# Bad memories from a specific residence



## keith10247 (Sep 23, 2008)

So last year I was at a call for a woman who was complaining of back pain.  While the patient was being checked out inside the house, I was asked to back the driver up the driveway.  I looked back and saw cars on the road so I was heading back inside the back to get my traffic vest (per protocol).  As I was looking back, I had my right hand on the door frame.  The other EMT decided to close the door while my hand was still holding the door frame.  

This incident put me on light duty and prevented me from taking my final class for my Firefighter 1 certification.  A few weeks ago, I was sleeping at the station and was woken up for an "injury".  While I was not actually on duty that night, it still woke me up since it was 4am.  I was supposed to wake up at 5am to take that same class that I missed last year.  Turns out it was the same lady's house and the same lady!  She was now complaining about a headache because she broke her jaw and orbit 2 days prior (she claimed it was a volley ball accident!).  I do not think this lady wanted me to complete my Fire cert.  

Last thursday I was called out to the same address for complaint of a headache from the same injury from the same patient.  I silently said to myself "Ha Ha!

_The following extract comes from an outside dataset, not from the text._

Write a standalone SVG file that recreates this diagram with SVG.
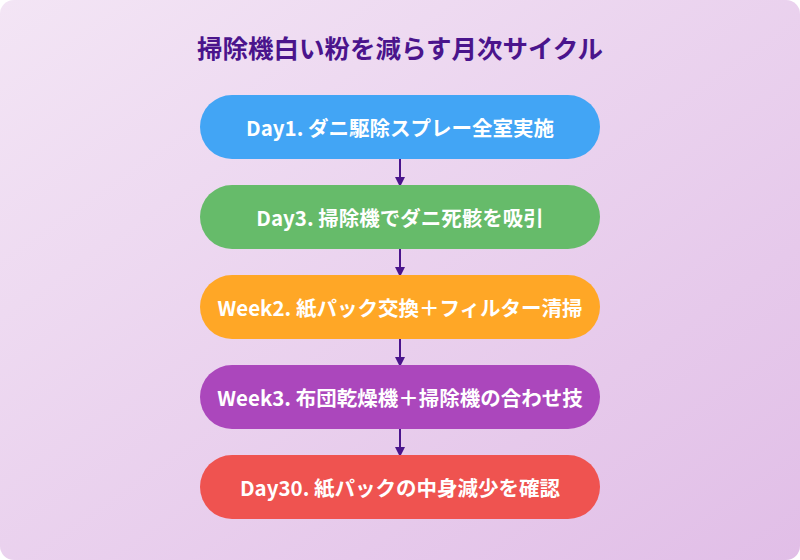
<svg xmlns="http://www.w3.org/2000/svg" width="800" height="560" viewBox="0 0 800 560">
<defs>
<linearGradient id="bg" x1="0" y1="0" x2="1" y2="1"><stop offset="0" stop-color="#f3e5f5"/><stop offset="1" stop-color="#e1bee7"/></linearGradient>
<marker id="ah" markerWidth="10" markerHeight="10" refX="8" refY="5" orient="auto" markerUnits="userSpaceOnUse"><path d="M0,0 L10,5 L0,10 z" fill="#4a148c"/></marker>
</defs>
<style>
.t{font-family:"Noto Sans CJK JP","Noto Sans",sans-serif;font-weight:bold;font-size:20.5px;fill:#fff;text-anchor:middle;dominant-baseline:central}
.c{stroke:#4a148c;stroke-width:2;fill:none;marker-end:url(#ah)}
</style>
<rect width="800" height="560" rx="14" fill="url(#bg)"/>
<text x="400" y="46" style="font-family:'Noto Sans CJK JP',sans-serif;font-weight:bold;font-size:25.5px;fill:#4a148c;text-anchor:middle;dominant-baseline:central">掃除機白い粉を減らす月次サイクル</text>
<g id="connectors">
<line class="c" x1="400" y1="159" x2="400" y2="185"/>
<line class="c" x1="400" y1="249" x2="400" y2="275"/>
<line class="c" x1="400" y1="339" x2="400" y2="365"/>
<line class="c" x1="400" y1="429" x2="400" y2="455"/>
</g>
<g id="n1"><rect x="200" y="95" width="400" height="64" rx="32" fill="#42a5f5"/><text class="t" x="400" y="127">Day1. ダニ駆除スプレー全室実施</text></g>
<g id="n2"><rect x="200" y="185" width="400" height="64" rx="32" fill="#66bb6a"/><text class="t" x="400" y="217">Day3. 掃除機でダニ死骸を吸引</text></g>
<g id="n3"><rect x="200" y="275" width="400" height="64" rx="32" fill="#ffa726"/><text class="t" x="400" y="307">Week2. 紙パック交換＋フィルター清掃</text></g>
<g id="n4"><rect x="200" y="365" width="400" height="64" rx="32" fill="#ab47bc"/><text class="t" x="400" y="397">Week3. 布団乾燥機＋掃除機の合わせ技</text></g>
<g id="n5"><rect x="200" y="455" width="400" height="64" rx="32" fill="#ef5350"/><text class="t" x="400" y="487">Day30. 紙パックの中身減少を確認</text></g>
</svg>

I already finished that class, you can't get me this time!"


----------



## Emtint08 (Sep 26, 2008)

*Way to go*



keith10247 said:


> So last year I was at a call for a woman who was complaining of back pain.  While the patient was being checked out inside the house, I was asked to back the driver up the driveway.  I looked back and saw cars on the road so I was heading back inside the back to get my traffic vest (per protocol).  As I was looking back, I had my right hand on the door frame.  The other EMT decided to close the door while my hand was still holding the door frame.
> 
> This incident put me on light duty and prevented me from taking my final class for my Firefighter 1 certification.  A few weeks ago, I was sleeping at the station and was woken up for an "injury".  While I was not actually on duty that night, it still woke me up since it was 4am.  I was supposed to wake up at 5am to take that same class that I missed last year.  Turns out it was the same lady's house and the same lady!  She was now complaining about a headache because she broke her jaw and orbit 2 days prior (she claimed it was a volley ball accident!).  I do not think this lady wanted me to complete my Fire cert.
> 
> Last thursday I was called out to the same address for complaint of a headache from the same injury from the same patient.  I silently said to myself "Ha Ha! I already finished that class, you can't get me this time!"



Good for you.  That is funny.  Well...maybe not at that time.  Been there many times myself.


----------